-- START OF Raw data --

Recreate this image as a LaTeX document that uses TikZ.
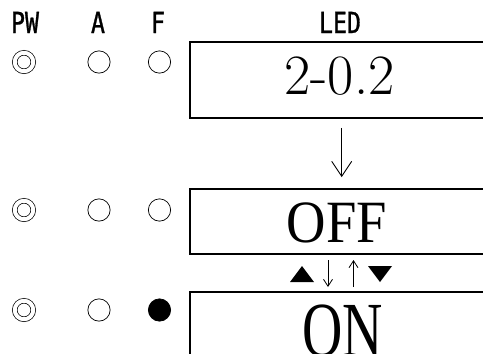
\documentclass[tikz,border=0pt]{standalone}
\usepackage{fontspec}
\newfontfamily\tnrfont{Liberation Serif}
\newfontfamily\lblfont[FakeStretch=0.8, FakeBold=1]{DejaVu Sans Mono}
\usetikzlibrary{arrows.meta}

\begin{document}
\begin{tikzpicture}[x=1pt, y=-1pt,
    lbl/.style={font=\lblfont\fontsize{29}{29}\selectfont, anchor=base, inner sep=0pt},
    lamp/.style={circle, draw, line width=0.7pt, minimum size=22.3pt, inner sep=0pt},
    pwlamp/.style={circle, draw, double, double distance=4pt, line width=0.7pt, minimum size=18.5pt, inner sep=0pt},
    ledbox/.style={draw, line width=1.7pt, minimum width=300pt, inner sep=0pt},
    keyarrow/.style={line width=0.8pt, -{Straight Barb[length=7pt, width=9pt, line width=0.8pt]}}]
    \useasboundingbox (0,0) rectangle (483,354);

    % Column headings
    \node[lbl] (hpw) at (25,33) {PW};
    \node[lbl] (ha) at (98,33) {A};
    \node[lbl] (hf) at (158,33) {F};
    \node[lbl] (hled) at (340,33) {LED};

    % Lamps, one row per display state
    \foreach \r/\y in {1/62, 2/210, 3/310} {
        \node[pwlamp] (pw\r) at (24,\y) {};
        \node[lamp] (a\r) at (99,\y) {};
    }
    \node[lamp] (f1) at (159.5,62) {};
    \node[lamp] (f2) at (159.5,210) {};
    \node[lamp, fill=black] (f3) at (159.5,310) {};

    % LED boxes
    \node[ledbox, minimum height=76pt] (box1) at (340,80) {};
    \node[ledbox, minimum height=65pt] (box2) at (340,221.5) {};
    \node[ledbox, minimum height=66pt] (box3) at (340,325) {};
    \node[font=\fontsize{57}{57}\selectfont, inner sep=0pt] (val) at (339.5,76.5) {2-0.2};
    \node[font=\tnrfont\fontsize{60}{60}\selectfont, inner sep=0pt] (off) at (337,223)
        {\scalebox{0.91}[1]{OFF}};
    \node[font=\tnrfont\fontsize{60}{60}\selectfont, inner sep=0pt, anchor=north] (on) at (342.5,304.5)
        {\scalebox{0.93}[1.3]{ON}};

    % Transitions
    \draw[line width=0.9pt, -{Straight Barb[length=15pt, width=20pt, line width=0.9pt]},
        shorten <=9pt, shorten >=11pt] ([xshift=1.7pt]box1.south) -- ([xshift=1.7pt]box2.north);
    \coordinate (kdn) at (328,260);
    \coordinate (kup) at (353.5,287);
    \fill (290,282) -- (314,282) -- (302,266) -- cycle;
    \draw[keyarrow] (kdn) -- ++(0,27);
    \draw[keyarrow] (kup) -- ++(0,-27);
    \fill (368,266) -- (392,266) -- (380,282) -- cycle;
\end{tikzpicture}
\end{document}
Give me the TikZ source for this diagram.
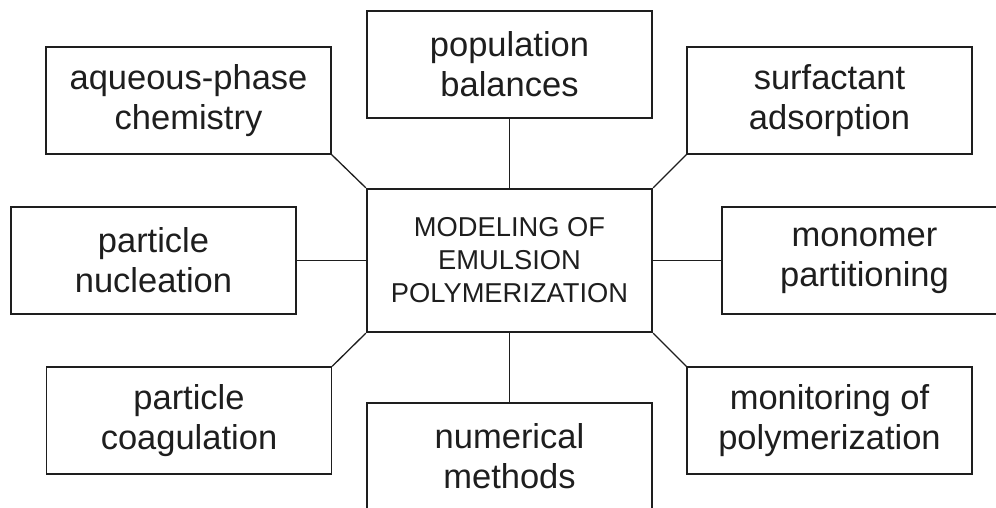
\documentclass[tikz,border=0pt]{standalone}
\usepackage{fontspec}
\setmainfont{Liberation Sans}
\definecolor{ink}{HTML}{1E1E1E}
\begin{document}
\begin{tikzpicture}[x=1pt,y=-1pt,
  box/.style={draw=ink, line width=1.3pt, minimum width=285pt, minimum height=107pt,
    inner sep=0pt, align=center, text=ink, font=\fontsize{34.5}{40}\selectfont},
  central/.style={draw=ink, line width=2.3pt, minimum width=285pt, minimum height=143pt,
    inner sep=0pt, align=center, text=ink, font=\fontsize{27.3}{33}\selectfont},
  link/.style={draw=ink, line width=1.3pt}]
\useasboundingbox (0,0) rectangle (996,508);
\node[central] (c) at (509.5,260.5) {MODELING OF\\EMULSION\\POLYMERIZATION};
\node[box] (aq) at (188.5,100.5) {aqueous-phase\\chemistry};
\node[box] (pop) at (509.5,64.5) {population\\balances};
\node[box] (surf) at (829.5,100.5) {surfactant\\adsorption};
\node[box] (nuc) at (153.5,260.5) {particle\\nucleation};
\node[box] (mono) at (864.5,260.5) {monomer\\partitioning};
\node[box] (coag) at (189,420.5) {particle\\coagulation};
\node[box] (num) at (509.5,456.5) {numerical\\methods};
\node[box] (mon) at (829.5,420.5) {monitoring of\\polymerization};
\draw[link] (aq.south east) -- (c.north west);
\draw[link] (pop.south) -- (c.north);
\draw[link] (surf.south west) -- (c.north east);
\draw[link] (nuc.east) -- (c.west);
\draw[link] (mono.west) -- (c.east);
\draw[link] (coag.north east) -- (c.south west);
\draw[link] (num.north) -- (c.south);
\draw[link] (mon.north west) -- (c.south east);
\end{tikzpicture}
\end{document}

-- END OF Raw data --

» **What to produce**:
Check each line of these records for the string "this" and state only how many lines have it.

» **Task output**:
2